Swiss vs EU law – headline gaps
- Laying hens: Switzerland banned all cages in 1992. EU still has 49% of hens in enriched cages; EU has announced a cage ban by 2027; Switzerland still imports some caged eggs (must be labelled).
- Broilers: EU allows up to 42 kg/m²; many countries 33–39 kg/m²; France/Belgium/Netherlands often >39 kg/m². Switzerland caps at 30 kg/m².
- Pigs: EU permits tail docking (not “routine”), yet ~77% of pigs are routinely docked. Switzerland bans tail docking; <5% docked.
- Farmed fish: EU has no stun-before-slaughter requirement; Switzerland requires anaesthesia/stunning with specified methods.
Implication: Many EU-sourced products are produced below Swiss minimum legal standards.
Non-EU exporters – illustrative gaps
- USA: 2.2% of imports (≈ $44.7m) with E rating; no federal broiler density limits, no fish stunning requirement, no federal battery-cage/sow-stall bans.
- Vietnam: 2.2% (mostly fish/crustaceans) with G rating; no specific farmed-animal protections beyond general anti-“mistreatment”.
Public opinion & politics (tractability)
- UK benchmarks: Support for import bans on lower-welfare products at 84% (BGAJ) and 75% (RSPCA).
- Swiss precedent: Fair Food Initiative (2018) failed 61.3%–38.7% (turnout 37.52%). Government cited trade-law conflicts.
- Takeaway: Expect moderate chance of success; internal Swiss polling exists (not public).
Legal feasibility (WTO/EFTA/EU)
- WTO Article XX exceptions (e.g., public morals, natural resources) have supported animal-welfare-linked measures:
- EU seal products ban upheld as public morals.
- US shrimp/turtle case upheld.
- EU already requires imported meat to meet equivalent slaughter standards; an EU official indicated broader welfare-equivalence could be WTO-compliant on ethical grounds.

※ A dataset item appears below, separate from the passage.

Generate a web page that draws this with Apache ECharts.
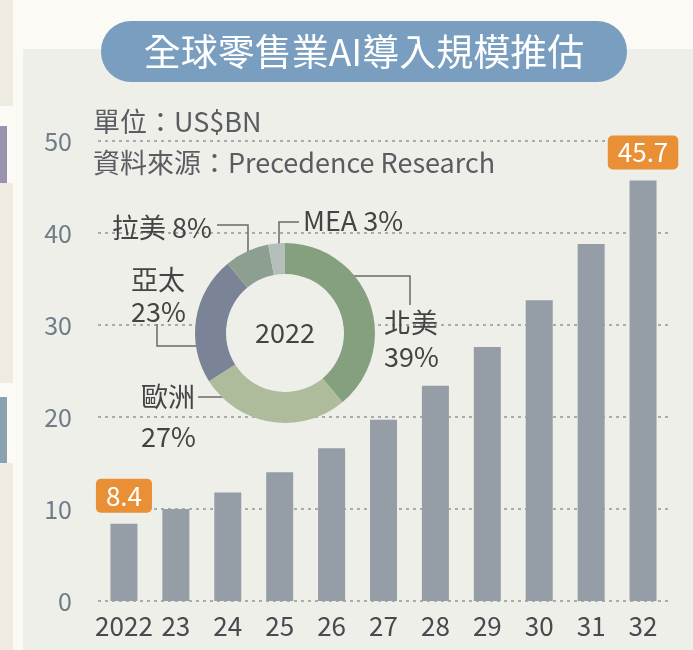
<!DOCTYPE html>
<html>
<head>
<meta charset="utf-8">
<script src="https://cdn.jsdelivr.net/npm/echarts@6/dist/echarts.min.js"></script>
<style>
  html, body { margin: 0; padding: 0; background: #fbfaf4; }
  .page { position: relative; width: 693px; height: 650px; overflow: hidden; }
  .bg { position: absolute; }
  .chart { position: absolute; left: 0; top: 0; width: 693px; height: 650px; }
</style>
</head>
<body>
<div class="page">
  <!-- bits of the neighbouring page on the left edge -->
  <div class="bg" style="left:0;top:0;width:13px;height:106px;background:#efebe1"></div>
  <div class="bg" style="left:0;top:126px;width:7px;height:57px;background:#9b92ad"></div>
  <div class="bg" style="left:0;top:183px;width:13px;height:200px;background:#efebe1"></div>
  <div class="bg" style="left:0;top:397px;width:7px;height:66px;background:#8aa2ae"></div>
  <div class="bg" style="left:0;top:463px;width:13px;height:187px;background:#efebe1"></div>
  <div class="bg" style="left:23px;top:49px;width:670px;height:601px;background:#efefe9"></div>
  <div class="chart" id="chart"></div>
</div>
<script>
  // 全球零售業AI導入規模 (US$BN)
  var years = ['2022', '23', '24', '25', '26', '27', '28', '29', '30', '31', '32'];
  var market = [8.4, 10.0, 11.8, 14.0, 16.6, 19.7, 23.4, 27.6, 32.7, 38.8, 45.7];
  var yTicks = [0, 10, 20, 30, 40, 50];

  // 2022 地區占比 (%)
  var regions = ['北美', '歐洲', '亞太', '拉美', 'MEA'];
  var shares = [39, 27, 23, 8, 3];
  var regionColors = ['#85a07f', '#afbc9c', '#7b8397', '#8d9f90', '#b4bfbb'];

  var FONT = '"Noto Sans CJK TC", "Noto Sans", sans-serif';

  // where each donut label sits, and its leader line
  var pieLabels = [
    { x: 384, y: 340, lh: 34, line: [[330, 276], [410, 276], [410, 305]] },
    { x: 141, y: 417, lh: 40, line: [[246, 397], [198, 397]] },
    { x: 131, y: 296, lh: 32, line: [[218, 346], [157, 346], [157, 324]] },
    { x: 112, y: 228, lh: 28, line: [[248, 265], [248, 225], [217, 225]] },
    { x: 303, y: 221, lh: 28, line: [[279, 257], [279, 222], [299, 222]] }
  ];

  var chart = echarts.init(document.getElementById('chart'));
  var last = market.length - 1;

  var option = {
    animation: false,
    textStyle: { fontFamily: FONT },
    graphic: [
      {
        type: 'rect',
        shape: { x: 101, y: 21, width: 526, height: 61, r: 30 },
        style: { fill: '#7a9ec0' }
      },
      {
        type: 'text',
        x: 364, y: 52,
        style: {
          text: '全球零售業AI導入規模推估',
          fill: '#fff', font: '37px ' + FONT,
          align: 'center', verticalAlign: 'middle'
        }
      },
      {
        type: 'text',
        x: 93, y: 122,
        style: {
          text: '單位：US$BN',
          fill: '#595c61', font: '27px ' + FONT, verticalAlign: 'middle'
        }
      },
      {
        type: 'text',
        x: 93, y: 163,
        style: {
          text: '資料來源：Precedence Research',
          fill: '#595c61', font: '27px ' + FONT, verticalAlign: 'middle'
        }
      }
    ],
    grid: { left: 98, right: 24, top: 141, bottom: 49 },
    xAxis: {
      type: 'category',
      data: years,
      axisLine: { show: false },
      axisTick: { show: false },
      axisLabel: { color: '#474a4f', fontSize: 26, margin: 12, interval: 0 }
    },
    yAxis: {
      type: 'value',
      min: yTicks[0],
      max: yTicks[yTicks.length - 1],
      interval: 10,
      axisLine: { show: false },
      axisTick: { show: false },
      axisLabel: { color: '#6f7c8a', fontSize: 25, margin: 26 },
      splitLine: { lineStyle: { color: '#a9abad', width: 2, type: [3, 4] } }
    },
    series: [
      {
        type: 'bar',
        barWidth: 27,
        itemStyle: { color: '#959da6' },
        label: {
          show: false,
          position: 'top',
          distance: 11,
          color: '#fff',
          fontSize: 26,
          backgroundColor: '#e98f36',
          borderRadius: 5,
          padding: [4, 10]
        },
        data: market.map(function (v, i) {
          return (i === 0 || i === last) ? { value: v, label: { show: true } } : v;
        })
      },
      {
        // fills the hole of the donut so the grid lines stay behind it
        type: 'pie',
        silent: true,
        center: [285, 333],
        radius: [0, 59],
        itemStyle: { color: '#efefe9' },
        label: {
          show: true, position: 'center',
          formatter: years[0], color: '#444', fontSize: 27
        },
        labelLine: { show: false },
        data: [{ value: 1, name: years[0] }]
      },
      {
        type: 'pie',
        silent: true,
        center: [285, 333],
        radius: [59, 90],
        startAngle: 90,
        clockwise: true,
        color: regionColors,
        data: regions.map(function (n, i) {
          return { name: n, value: shares[i], label: { lineHeight: pieLabels[i].lh } };
        }),
        label: {
          color: '#444',
          fontSize: 27,
          formatter: function (p) {
            return p.dataIndex < 3 ? p.name + '\n' + p.value + '%' : p.name + ' ' + p.value + '%';
          }
        },
        labelLine: { show: true, lineStyle: { color: '#6a6a6a', width: 1.5 } },
        labelLayout: function (p) {
          var l = pieLabels[p.dataIndex];
          return {
            x: l.x, y: l.y,
            align: 'left', verticalAlign: 'middle',
            labelLinePoints: l.line
          };
        }
      }
    ]
  };

  chart.setOption(option);
</script>
</body>
</html>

- Swiss cat-fur imports banned since 2006; UK fur-ban idea has 72% public support; India (2017) import ban on several furs; Israel (2021) fur sales ban (with limited exceptions).

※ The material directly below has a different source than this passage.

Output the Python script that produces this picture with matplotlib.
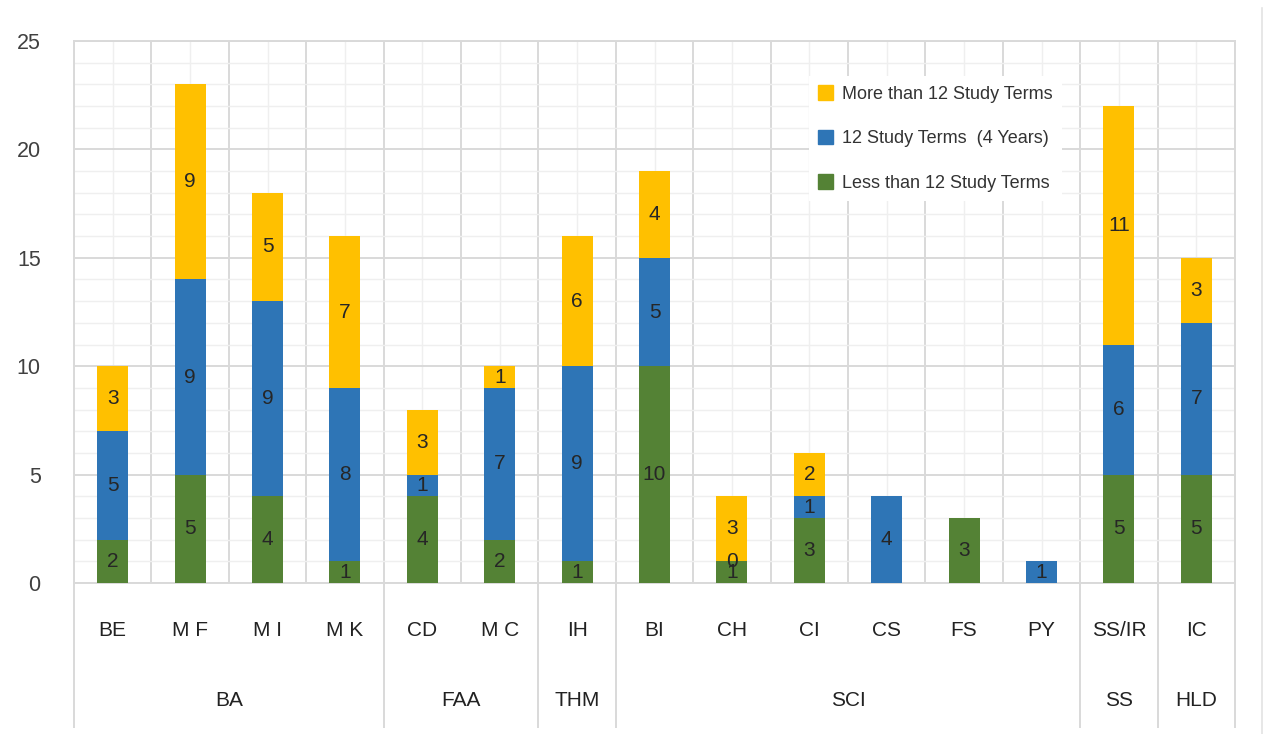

- Swiss-EU agriculture agreement would need renegotiation, but a successful initiative is binding on government to pursue it.
Enforcement – practical considerations
- Government concerns: foreign inspections are time-consuming and require consent.
- Easier where all variants are cruel (e.g., frog legs, shark fins).
- EU–Mercosur shows conditional tariffs can be enforced (eggs meeting EU rules).
- To avoid producer bias, put equivalence certification with an independent body; use process standards (analogy: organic).
- Compliance costs for cross-border process standards can be <1% of product value.
- Cross-border shopping risk: For foie gras, 38% of consumers would buy abroad; risk varies by product and price gap (e.g., cage-free vs caged eggs).
Alternatives to a ban
- Higher tariffs for lower-welfare imports: Politically difficult; MFN constraints; Switzerland already has very high tariffs (~110% animal products; 133.2% dairy).
- Conditional liberalisation: Cut tariffs only for imports meeting Swiss standards (cf. EU–Mercosur eggs). Less controversial but less impactful; constrained where FTAs already grant low tariffs.
CEA – headline results
- ~90% of the ask’s value comes from reducing lower-welfare chicken and fish imports; ~9% from reducing caged eggs.
- About 100× more chickens imported than sheep → massive numbers.
- Potential to improve the lives of tens of millions of animals annually.
- Main uncertainty: fish import volumes and farmed vs wild-caught split (order-of-magnitude range), but the ask remains more impactful than a “cruel products”-only ban and likely Pareto-dominates if those products are also captured.
Bottom line
- Switzerland imports a large share of what it consumes; for fish, domestic production is only ~2% of consumption.
- Requiring imports to meet Swiss standards would likely eliminate the worst products and ratchet up welfare on the rest.
- Legal pathways exist; public support appears promising though not guaranteed.
- Given scale, tractability, and precedent, this is assessed as the most promising Swiss initiative in expectation.